→ **Supplied data**
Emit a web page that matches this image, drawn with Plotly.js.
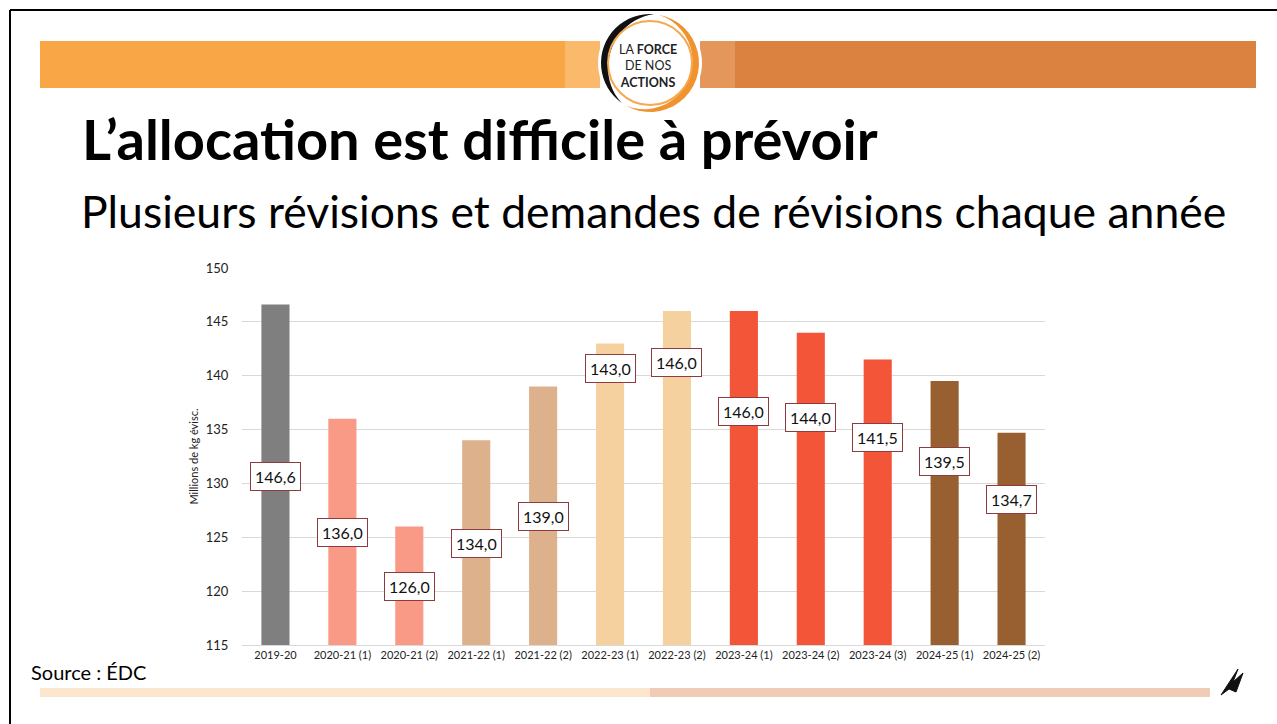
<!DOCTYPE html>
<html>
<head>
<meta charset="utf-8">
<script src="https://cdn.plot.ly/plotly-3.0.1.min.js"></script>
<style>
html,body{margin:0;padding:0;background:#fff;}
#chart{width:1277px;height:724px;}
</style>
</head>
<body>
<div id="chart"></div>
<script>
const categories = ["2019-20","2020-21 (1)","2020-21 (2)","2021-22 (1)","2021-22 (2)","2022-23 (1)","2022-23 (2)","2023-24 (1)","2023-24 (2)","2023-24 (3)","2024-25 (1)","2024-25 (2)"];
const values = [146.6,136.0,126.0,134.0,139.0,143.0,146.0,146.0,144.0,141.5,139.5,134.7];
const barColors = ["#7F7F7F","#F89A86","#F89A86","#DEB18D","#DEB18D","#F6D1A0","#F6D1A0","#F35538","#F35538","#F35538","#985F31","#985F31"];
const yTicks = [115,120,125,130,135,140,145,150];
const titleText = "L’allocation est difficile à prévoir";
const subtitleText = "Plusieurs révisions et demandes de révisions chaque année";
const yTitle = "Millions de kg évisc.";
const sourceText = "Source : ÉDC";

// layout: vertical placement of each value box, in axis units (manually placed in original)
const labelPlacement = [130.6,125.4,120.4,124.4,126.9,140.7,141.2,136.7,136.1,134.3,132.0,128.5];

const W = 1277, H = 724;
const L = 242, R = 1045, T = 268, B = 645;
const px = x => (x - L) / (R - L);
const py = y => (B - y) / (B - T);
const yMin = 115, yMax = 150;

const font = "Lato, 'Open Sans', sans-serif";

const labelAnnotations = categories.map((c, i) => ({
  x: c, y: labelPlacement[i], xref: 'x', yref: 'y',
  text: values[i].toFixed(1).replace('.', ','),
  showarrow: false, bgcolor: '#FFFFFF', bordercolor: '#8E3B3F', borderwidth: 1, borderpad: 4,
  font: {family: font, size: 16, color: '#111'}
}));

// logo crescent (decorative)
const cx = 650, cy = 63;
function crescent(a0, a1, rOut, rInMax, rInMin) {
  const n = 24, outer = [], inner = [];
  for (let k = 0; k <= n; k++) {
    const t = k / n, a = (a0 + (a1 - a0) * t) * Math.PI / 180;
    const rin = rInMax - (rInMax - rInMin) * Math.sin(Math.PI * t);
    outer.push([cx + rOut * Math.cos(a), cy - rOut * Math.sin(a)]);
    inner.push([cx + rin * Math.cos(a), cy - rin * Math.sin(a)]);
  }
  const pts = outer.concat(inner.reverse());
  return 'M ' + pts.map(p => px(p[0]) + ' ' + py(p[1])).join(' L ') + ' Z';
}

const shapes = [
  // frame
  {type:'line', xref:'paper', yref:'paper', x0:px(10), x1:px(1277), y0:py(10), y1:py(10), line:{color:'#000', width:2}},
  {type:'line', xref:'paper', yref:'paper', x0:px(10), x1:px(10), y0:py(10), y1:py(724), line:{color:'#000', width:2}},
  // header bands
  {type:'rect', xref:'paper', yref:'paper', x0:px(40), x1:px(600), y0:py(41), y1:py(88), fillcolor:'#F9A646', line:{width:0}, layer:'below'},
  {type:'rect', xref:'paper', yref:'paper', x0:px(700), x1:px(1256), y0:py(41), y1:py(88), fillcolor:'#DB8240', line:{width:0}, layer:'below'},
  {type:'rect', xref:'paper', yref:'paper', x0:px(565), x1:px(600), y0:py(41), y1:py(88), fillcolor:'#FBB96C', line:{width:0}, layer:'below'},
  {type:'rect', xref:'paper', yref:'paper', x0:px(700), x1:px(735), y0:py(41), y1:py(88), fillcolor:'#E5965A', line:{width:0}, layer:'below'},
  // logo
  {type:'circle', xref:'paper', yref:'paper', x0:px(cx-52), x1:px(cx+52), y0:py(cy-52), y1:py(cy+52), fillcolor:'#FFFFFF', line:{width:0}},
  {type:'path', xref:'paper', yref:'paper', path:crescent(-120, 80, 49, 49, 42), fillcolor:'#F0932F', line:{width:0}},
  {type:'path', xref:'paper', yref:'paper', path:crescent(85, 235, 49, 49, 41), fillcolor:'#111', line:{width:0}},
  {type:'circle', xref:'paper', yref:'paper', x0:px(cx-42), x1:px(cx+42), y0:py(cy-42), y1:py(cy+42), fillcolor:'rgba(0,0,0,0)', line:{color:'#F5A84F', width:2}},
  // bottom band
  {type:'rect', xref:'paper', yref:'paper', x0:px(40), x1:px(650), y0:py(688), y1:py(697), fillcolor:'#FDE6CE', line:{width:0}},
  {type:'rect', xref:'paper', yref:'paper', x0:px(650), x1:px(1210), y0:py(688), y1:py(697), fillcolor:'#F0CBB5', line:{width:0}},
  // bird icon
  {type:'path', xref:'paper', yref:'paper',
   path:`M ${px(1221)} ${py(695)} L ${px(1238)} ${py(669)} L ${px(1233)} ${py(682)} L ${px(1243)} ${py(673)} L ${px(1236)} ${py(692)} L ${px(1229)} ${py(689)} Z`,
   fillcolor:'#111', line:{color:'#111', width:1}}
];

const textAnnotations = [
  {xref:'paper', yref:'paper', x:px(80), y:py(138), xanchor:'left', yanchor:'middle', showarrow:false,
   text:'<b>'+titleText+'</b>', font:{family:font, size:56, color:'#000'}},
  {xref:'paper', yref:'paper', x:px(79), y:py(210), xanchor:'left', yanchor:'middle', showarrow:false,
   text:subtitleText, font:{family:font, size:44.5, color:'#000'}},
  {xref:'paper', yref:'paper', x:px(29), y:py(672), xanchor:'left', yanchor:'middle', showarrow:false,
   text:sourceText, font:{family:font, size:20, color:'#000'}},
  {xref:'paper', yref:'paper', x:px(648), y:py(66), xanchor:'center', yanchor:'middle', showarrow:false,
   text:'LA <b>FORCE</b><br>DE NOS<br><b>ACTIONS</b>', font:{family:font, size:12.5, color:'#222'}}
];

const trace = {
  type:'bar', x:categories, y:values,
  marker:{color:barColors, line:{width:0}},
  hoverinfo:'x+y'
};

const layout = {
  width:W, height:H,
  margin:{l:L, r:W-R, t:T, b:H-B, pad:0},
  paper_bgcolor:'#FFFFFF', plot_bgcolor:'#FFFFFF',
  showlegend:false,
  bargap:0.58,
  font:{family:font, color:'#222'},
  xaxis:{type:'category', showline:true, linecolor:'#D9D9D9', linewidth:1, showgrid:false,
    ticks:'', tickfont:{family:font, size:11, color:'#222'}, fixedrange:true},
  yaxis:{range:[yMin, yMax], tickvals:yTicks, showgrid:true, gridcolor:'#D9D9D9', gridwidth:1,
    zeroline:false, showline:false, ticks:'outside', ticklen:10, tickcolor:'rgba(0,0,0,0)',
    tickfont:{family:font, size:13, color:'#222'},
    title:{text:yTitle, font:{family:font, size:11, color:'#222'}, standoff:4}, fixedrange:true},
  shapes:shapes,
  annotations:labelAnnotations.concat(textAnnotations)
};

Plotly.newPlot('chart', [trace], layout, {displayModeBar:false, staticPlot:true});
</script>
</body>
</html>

→ **To be done**
Every line of text is to be repeated exactly; pictures are left out.

→ **Task result**
Emit a web page that matches this image, drawn with Plotly.js.
<!DOCTYPE html>
<html>
<head>
<meta charset="utf-8">
<script src="https://cdn.plot.ly/plotly-3.0.1.min.js"></script>
<style>
html,body{margin:0;padding:0;background:#fff;}
#chart{width:1277px;height:724px;}
</style>
</head>
<body>
<div id="chart"></div>
<script>
const categories = ["2019-20","2020-21 (1)","2020-21 (2)","2021-22 (1)","2021-22 (2)","2022-23 (1)","2022-23 (2)","2023-24 (1)","2023-24 (2)","2023-24 (3)","2024-25 (1)","2024-25 (2)"];
const values = [146.6,136.0,126.0,134.0,139.0,143.0,146.0,146.0,144.0,141.5,139.5,134.7];
const barColors = ["#7F7F7F","#F89A86","#F89A86","#DEB18D","#DEB18D","#F6D1A0","#F6D1A0","#F35538","#F35538","#F35538","#985F31","#985F31"];
const yTicks = [115,120,125,130,135,140,145,150];
const titleText = "L’allocation est difficile à prévoir";
const subtitleText = "Plusieurs révisions et demandes de révisions chaque année";
const yTitle = "Millions de kg évisc.";
const sourceText = "Source : ÉDC";

// layout: vertical placement of each value box, in axis units (manually placed in original)
const labelPlacement = [130.6,125.4,120.4,124.4,126.9,140.7,141.2,136.7,136.1,134.3,132.0,128.5];

const W = 1277, H = 724;
const L = 242, R = 1045, T = 268, B = 645;
const px = x => (x - L) / (R - L);
const py = y => (B - y) / (B - T);
const yMin = 115, yMax = 150;

const font = "Lato, 'Open Sans', sans-serif";

const labelAnnotations = categories.map((c, i) => ({
  x: c, y: labelPlacement[i], xref: 'x', yref: 'y',
  text: values[i].toFixed(1).replace('.', ','),
  showarrow: false, bgcolor: '#FFFFFF', bordercolor: '#8E3B3F', borderwidth: 1, borderpad: 4,
  font: {family: font, size: 16, color: '#111'}
}));

// logo crescent (decorative)
const cx = 650, cy = 63;
function crescent(a0, a1, rOut, rInMax, rInMin) {
  const n = 24, outer = [], inner = [];
  for (let k = 0; k <= n; k++) {
    const t = k / n, a = (a0 + (a1 - a0) * t) * Math.PI / 180;
    const rin = rInMax - (rInMax - rInMin) * Math.sin(Math.PI * t);
    outer.push([cx + rOut * Math.cos(a), cy - rOut * Math.sin(a)]);
    inner.push([cx + rin * Math.cos(a), cy - rin * Math.sin(a)]);
  }
  const pts = outer.concat(inner.reverse());
  return 'M ' + pts.map(p => px(p[0]) + ' ' + py(p[1])).join(' L ') + ' Z';
}

const shapes = [
  // frame
  {type:'line', xref:'paper', yref:'paper', x0:px(10), x1:px(1277), y0:py(10), y1:py(10), line:{color:'#000', width:2}},
  {type:'line', xref:'paper', yref:'paper', x0:px(10), x1:px(10), y0:py(10), y1:py(724), line:{color:'#000', width:2}},
  // header bands
  {type:'rect', xref:'paper', yref:'paper', x0:px(40), x1:px(600), y0:py(41), y1:py(88), fillcolor:'#F9A646', line:{width:0}, layer:'below'},
  {type:'rect', xref:'paper', yref:'paper', x0:px(700), x1:px(1256), y0:py(41), y1:py(88), fillcolor:'#DB8240', line:{width:0}, layer:'below'},
  {type:'rect', xref:'paper', yref:'paper', x0:px(565), x1:px(600), y0:py(41), y1:py(88), fillcolor:'#FBB96C', line:{width:0}, layer:'below'},
  {type:'rect', xref:'paper', yref:'paper', x0:px(700), x1:px(735), y0:py(41), y1:py(88), fillcolor:'#E5965A', line:{width:0}, layer:'below'},
  // logo
  {type:'circle', xref:'paper', yref:'paper', x0:px(cx-52), x1:px(cx+52), y0:py(cy-52), y1:py(cy+52), fillcolor:'#FFFFFF', line:{width:0}},
  {type:'path', xref:'paper', yref:'paper', path:crescent(-120, 80, 49, 49, 42), fillcolor:'#F0932F', line:{width:0}},
  {type:'path', xref:'paper', yref:'paper', path:crescent(85, 235, 49, 49, 41), fillcolor:'#111', line:{width:0}},
  {type:'circle', xref:'paper', yref:'paper', x0:px(cx-42), x1:px(cx+42), y0:py(cy-42), y1:py(cy+42), fillcolor:'rgba(0,0,0,0)', line:{color:'#F5A84F', width:2}},
  // bottom band
  {type:'rect', xref:'paper', yref:'paper', x0:px(40), x1:px(650), y0:py(688), y1:py(697), fillcolor:'#FDE6CE', line:{width:0}},
  {type:'rect', xref:'paper', yref:'paper', x0:px(650), x1:px(1210), y0:py(688), y1:py(697), fillcolor:'#F0CBB5', line:{width:0}},
  // bird icon
  {type:'path', xref:'paper', yref:'paper',
   path:`M ${px(1221)} ${py(695)} L ${px(1238)} ${py(669)} L ${px(1233)} ${py(682)} L ${px(1243)} ${py(673)} L ${px(1236)} ${py(692)} L ${px(1229)} ${py(689)} Z`,
   fillcolor:'#111', line:{color:'#111', width:1}}
];

const textAnnotations = [
  {xref:'paper', yref:'paper', x:px(80), y:py(138), xanchor:'left', yanchor:'middle', showarrow:false,
   text:'<b>'+titleText+'</b>', font:{family:font, size:56, color:'#000'}},
  {xref:'paper', yref:'paper', x:px(79), y:py(210), xanchor:'left', yanchor:'middle', showarrow:false,
   text:subtitleText, font:{family:font, size:44.5, color:'#000'}},
  {xref:'paper', yref:'paper', x:px(29), y:py(672), xanchor:'left', yanchor:'middle', showarrow:false,
   text:sourceText, font:{family:font, size:20, color:'#000'}},
  {xref:'paper', yref:'paper', x:px(648), y:py(66), xanchor:'center', yanchor:'middle', showarrow:false,
   text:'LA <b>FORCE</b><br>DE NOS<br><b>ACTIONS</b>', font:{family:font, size:12.5, color:'#222'}}
];

const trace = {
  type:'bar', x:categories, y:values,
  marker:{color:barColors, line:{width:0}},
  hoverinfo:'x+y'
};

const layout = {
  width:W, height:H,
  margin:{l:L, r:W-R, t:T, b:H-B, pad:0},
  paper_bgcolor:'#FFFFFF', plot_bgcolor:'#FFFFFF',
  showlegend:false,
  bargap:0.58,
  font:{family:font, color:'#222'},
  xaxis:{type:'category', showline:true, linecolor:'#D9D9D9', linewidth:1, showgrid:false,
    ticks:'', tickfont:{family:font, size:11, color:'#222'}, fixedrange:true},
  yaxis:{range:[yMin, yMax], tickvals:yTicks, showgrid:true, gridcolor:'#D9D9D9', gridwidth:1,
    zeroline:false, showline:false, ticks:'outside', ticklen:10, tickcolor:'rgba(0,0,0,0)',
    tickfont:{family:font, size:13, color:'#222'},
    title:{text:yTitle, font:{family:font, size:11, color:'#222'}, standoff:4}, fixedrange:true},
  shapes:shapes,
  annotations:labelAnnotations.concat(textAnnotations)
};

Plotly.newPlot('chart', [trace], layout, {displayModeBar:false, staticPlot:true});
</script>
</body>
</html>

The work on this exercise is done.